A WARTIME romance became the bedrock for a long-term marriage for Ken Brown and Irene Mack who are celebrating their platinum wedding anniversary today, Wednesday 10th August.
Ken was stationed at RAF Downham Market in Norfolk during the Second World War, responsible for servicing the aircraft of 635 Squadron a leading pathfinder squadron of Lancaster bombers.
Within walking distance of the town, he went to the cinema one evening and from his seat in the stalls, spotted a fair-haired girl in the circles, and was determined to find her again.
He spotted her at a local night out a few days later and asked her for a dance. Irene said that he asked what she was doing the next night: “I didn’t think much of him at first and tried to put him off and said that I was going to church with my mum and aunt.
“Sure enough when I went to church the next night, there he sat,” she added.

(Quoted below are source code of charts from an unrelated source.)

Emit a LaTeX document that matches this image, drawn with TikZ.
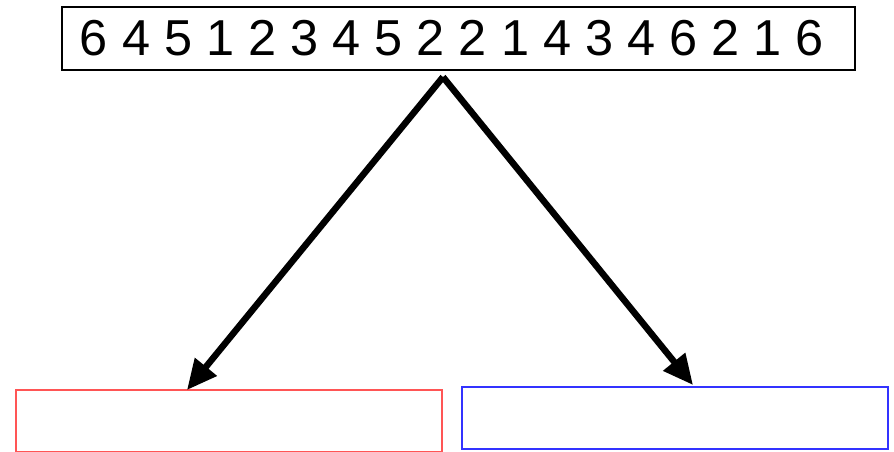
\documentclass[tikz,border=0pt]{standalone}
\usepackage{fontspec}
\setmainfont{Liberation Sans}
\usetikzlibrary{arrows.meta}
\begin{document}
\begin{tikzpicture}[x=1pt,y=-1pt,
  seqbox/.style={draw=black,line width=1.5pt,minimum width=793pt,minimum height=63pt,inner sep=0pt},
  seqtext/.style={font=\fontsize{50.5}{50.5}\selectfont,inner sep=0pt},
  bigarrow/.style={line width=6.5pt,-{Triangle[length=30pt,width=27pt]}}]
\useasboundingbox (0,0) rectangle (894,451);
\node[seqbox] (seq) at (458.5,38.5) {};
\node[seqtext] (digits) at (452,38) {6 4 5 1 2 3 4 5 2 2 1 4 3 4 6 2 1 6};
\draw[draw={rgb,255:red,255;green,85;blue,85},line width=2pt] (16,390) rectangle (442,451.5);
\draw[draw={rgb,255:red,51;green,51;blue,255},line width=2pt] (462,387) rectangle (888,449);
\coordinate (top) at (443,77);
\coordinate (lt) at (187,390);
\coordinate (rt) at (693,385);
\draw[bigarrow] (top) -- (lt);
\draw[bigarrow] (top) -- (rt);
\end{tikzpicture}
\end{document}
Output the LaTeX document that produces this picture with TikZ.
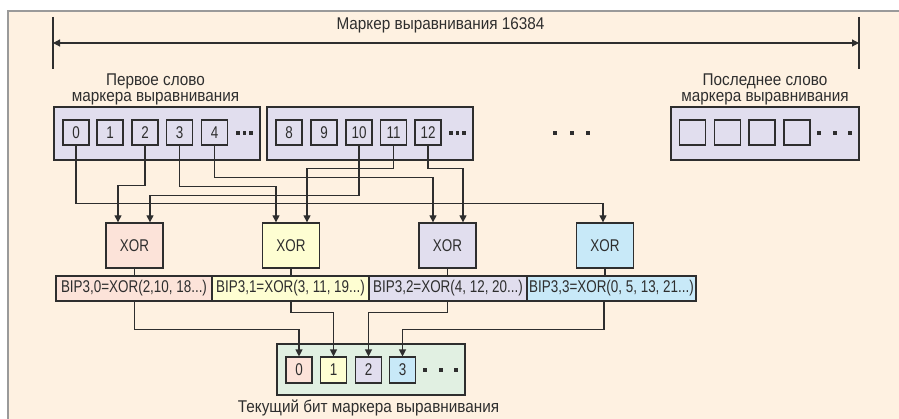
\documentclass[tikz,border=0pt]{standalone}
\usepackage{fontspec}
\setmainfont{Liberation Sans}[FakeStretch=0.79]
\newfontfamily\lblfont{Liberation Sans}[FakeStretch=0.9]
\usetikzlibrary{arrows.meta,calc}
\definecolor{bg}{HTML}{FEF1E1}
\definecolor{frm}{HTML}{9A9A9A}
\definecolor{dk}{HTML}{2E2E2E}
\definecolor{lav}{HTML}{E1DEEE}
\definecolor{pk}{HTML}{FCE3D9}
\definecolor{yl}{HTML}{FEFED2}
\definecolor{bl}{HTML}{C8E9F8}
\definecolor{gr}{HTML}{E1F0E2}
\tikzset{
  txt/.style={font=\fontsize{17}{16}\selectfont, text=dk},
  blk/.style={draw=dk, line width=1.3pt, fill=lav, inner sep=0pt, minimum height=53pt},
  bit/.style={txt, draw=dk, line width=1.1pt, inner sep=0pt, minimum width=26pt, minimum height=25pt},
  xorbox/.style={txt, draw=dk, line width=1.3pt, inner sep=0pt, minimum width=57pt, minimum height=45pt},
  bipbox/.style={txt, draw=dk, line width=1.1pt, inner sep=0pt, minimum height=25pt},
  wire/.style={draw=dk, line width=1.1pt},
  arr/.style={wire, -{Triangle[length=7pt,width=7pt]}},
  dot/.style={fill=dk, minimum size=3.5pt, inner sep=0pt},
  lbl/.style={font=\lblfont\fontsize{17}{15.5}\selectfont, text=dk, align=center, inner sep=0pt}
}
\begin{document}
\begin{tikzpicture}[x=1pt,y=-1pt]
\useasboundingbox (0,0) rectangle (899,419);
\clip (0,0) rectangle (899,419);
\fill[white] (0,0) rectangle (899,419);
\draw[frm, line width=2pt, fill=bg] (8,11) rectangle (910,430);

% dimension line
\coordinate (tl) at (53,17);
\coordinate (tr) at (859,17);
\draw[wire] (tl) -- ++(0,52);
\draw[wire] (tr) -- ++(0,52);
\draw[wire, {Triangle[length=7pt,width=7pt]}-{Triangle[length=7pt,width=7pt]}] ($(tl)+(0,26)$) -- ($(tr)+(0,26)$);
\node[lbl] (title) at (440.5,25) {Маркер выравнивания 16384};

\node[lbl] (first) at (155.5,89.5) {Первое слово\\маркера выравнивания};
\node[lbl] (last) at (765,89.5) {Последнее слово\\маркера выравнивания};

% word blocks
\node[blk, minimum width=206pt] (blk1) at (157,133.5) {};
\node[blk, minimum width=206pt] (blk2) at (370,133.5) {};
\node[blk, minimum width=188pt] (blk3) at (765,133.5) {};

\foreach \n/\x in {0/76,1/110,2/145,3/179.5,4/214.5,8/289,9/324,10/359,11/393.5,12/428}
  \node[bit] (b\n) at (\x,132.5) {\n};
\foreach \n/\x in {1/692.5,2/727.5,3/762,4/797}
  \node[bit] (e\n) at (\x,132.5) {};
\foreach \i/\x in {1/238,2/244.5,3/251,4/451,5/457.5,6/464,7/555,8/572,9/588,10/819,11/835,12/850}
  \node[dot] (d\i) at (\x,133) {};

% XOR boxes
\node[xorbox, fill=pk] (x1) at (134.5,245.5) {XOR};
\node[xorbox, fill=yl] (x2) at (291,245.5) {XOR};
\node[xorbox, fill=lav] (x3) at (447.5,245.5) {XOR};
\node[xorbox, fill=bl] (x4) at (605,245.5) {XOR};

% BIP boxes
\node[bipbox, fill=pk, minimum width=156pt] (p1) at (134,288.5) {BIP3,0=XOR(2,10, 18...)};
\node[bipbox, fill=yl, minimum width=157pt] (p2) at (290.5,288.5) {BIP3,1=XOR(3, 11, 19...)};
\node[bipbox, fill=lav, minimum width=158pt] (p3) at (448,288.5) {BIP3,2=XOR(4, 12, 20...)};
\node[bipbox, fill=bl, minimum width=169pt] (p4) at (611.5,288.5) {BIP3,3=XOR(0, 5, 13, 21...)};

% connectors from words to XOR
\draw[arr] (b2.south) |- ($(x1.north)+(-16.5,-37)$) -- ($(x1.north)+(-16.5,0)$);
\draw[arr] (b10.south) |- ($(x1.north)+(15.5,-27)$) -- ($(x1.north)+(15.5,0)$);
\draw[arr] (b3.south) |- ($(x2.north)+(-15,-36)$) -- ($(x2.north)+(-15,0)$);
\draw[arr] (b11.south) |- ($(x2.north)+(16,-54)$) -- ($(x2.north)+(16,0)$);
\draw[arr] (b4.south) |- ($(x3.north)+(-14.5,-45)$) -- ($(x3.north)+(-14.5,0)$);
\draw[arr] (b12.south) |- ($(x3.north)+(15.5,-54)$) -- ($(x3.north)+(15.5,0)$);
\draw[arr] (b0.south) |- ($(x4.north)+(-2,-19)$) -- ($(x4.north)+(-2,0)$);

% XOR to BIP
\draw[wire] (x1.south) -- (x1.south |- p1.north);
\draw[wire] (x2.south) -- (x2.south |- p2.north);
\draw[wire] (x3.south) -- (x3.south |- p3.north);
\draw[wire] (x4.south) -- (x4.south |- p4.north);

% current bits
\node[draw=dk, line width=1.3pt, fill=gr, minimum width=188pt, minimum height=51pt, inner sep=0pt] (cur) at (371,369.5) {};
\node[bit, fill=pk, minimum height=26pt] (c0) at (299,370) {0};
\node[bit, fill=yl, minimum height=26pt] (c1) at (333.5,370) {1};
\node[bit, fill=lav, minimum height=26pt] (c2) at (368.5,370) {2};
\node[bit, fill=bl, minimum height=26pt] (c3) at (402.5,370) {3};
\foreach \i/\x in {13/425,14/441,15/456}
  \node[dot] (d\i) at (\x,370) {};
\node[lbl] (curlbl) at (368.5,408) {Текущий бит маркера выравнивания};

% BIP to current bits
\draw[arr] (x1.south |- p1.south) |- ($(c0.north)+(0,-27)$) -- (c0.north);
\draw[arr] (x2.south |- p2.south) |- ($(c1.north)+(0,-44)$) -- (c1.north);
\draw[arr] (x3.south |- p3.south) |- ($(c2.north)+(0,-44)$) -- (c2.north);
\draw[arr] ($(x4.south |- p4.south)+(-1,0)$) |- ($(c3.north)+(0,-27)$) -- (c3.north);
\end{tikzpicture}
\end{document}
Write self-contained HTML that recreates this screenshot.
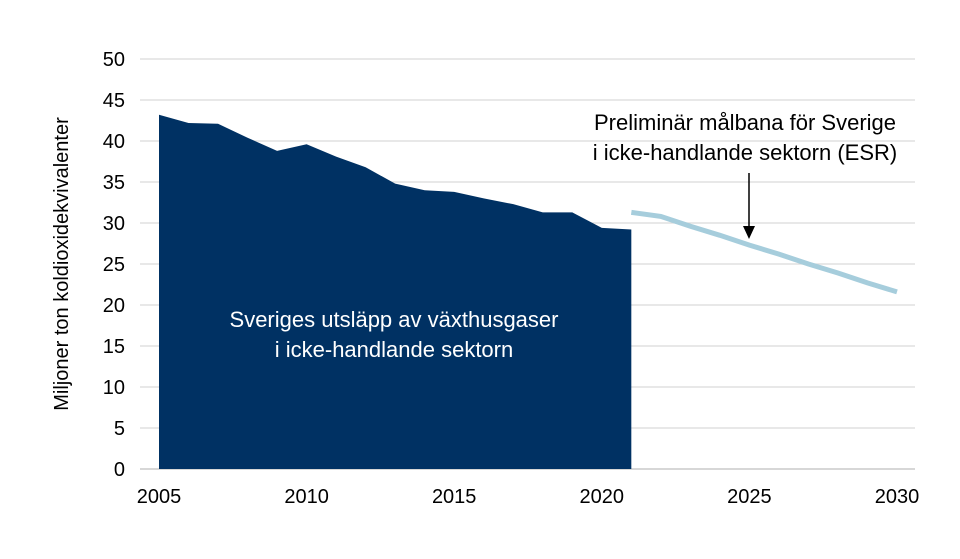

Romance blossomed into marriage in 1946.
Ken explained: “We got engaged before the end of the war, but once the war finished I was moving back to Manchester to my parents’ house, so we had to get married, simply because travelling to Downham Market from Manchester where my parents lived was too far to travel.”
“We had very little money” said Ken, “but nobody grumbled as everyone was in the same boat.”
Most of Ken’s life was spent in the tailoring trade while Irene brought up their two sons and kept the house.
Comptons made uniforms in large quantities for the Chelsea Pensioners, Yeoman of the Guard and all the livery uniforms at Buckingham Palace, and it was working there that Ken was awarded the MBE in 1978 for his services to export as chairman and managing director of what was then Europe’s leading uniform manufacturer.
As he was the holder of the Royal Warrant for the firm, visits took the couple to the Houses of Commons and Lords, the Guildhall, Windsor Castle and just before he retired, at the special invitation of the Prime Minister Margaret Thatcher, he and Irene went to Downing Street where they were shown around Number 10; they found her “very welcoming”.
When he went before the Queen to receive his MBE, Her Royal Highness asked what he had done to deserve the award. Ken explained that it was for exports: “We do provide uniforms and one of those uniforms is standing behind you Ma’am.”
Retiring to Monmouth, the couple enjoyed their life together; Ken was president of the golf club for eight years and 25 years as president for the Wye Valley Art Society.
He maintains that the silver thrupenny bit that his grandmother gave him when he was a little boy and told him to keep it all his life, was a lucky coin. He has carried it in his wallet ever since.
The marriage was destined to last however as when Irene went back to her friend in that wartime dance hall she said, “I think that fella’s going to stick!”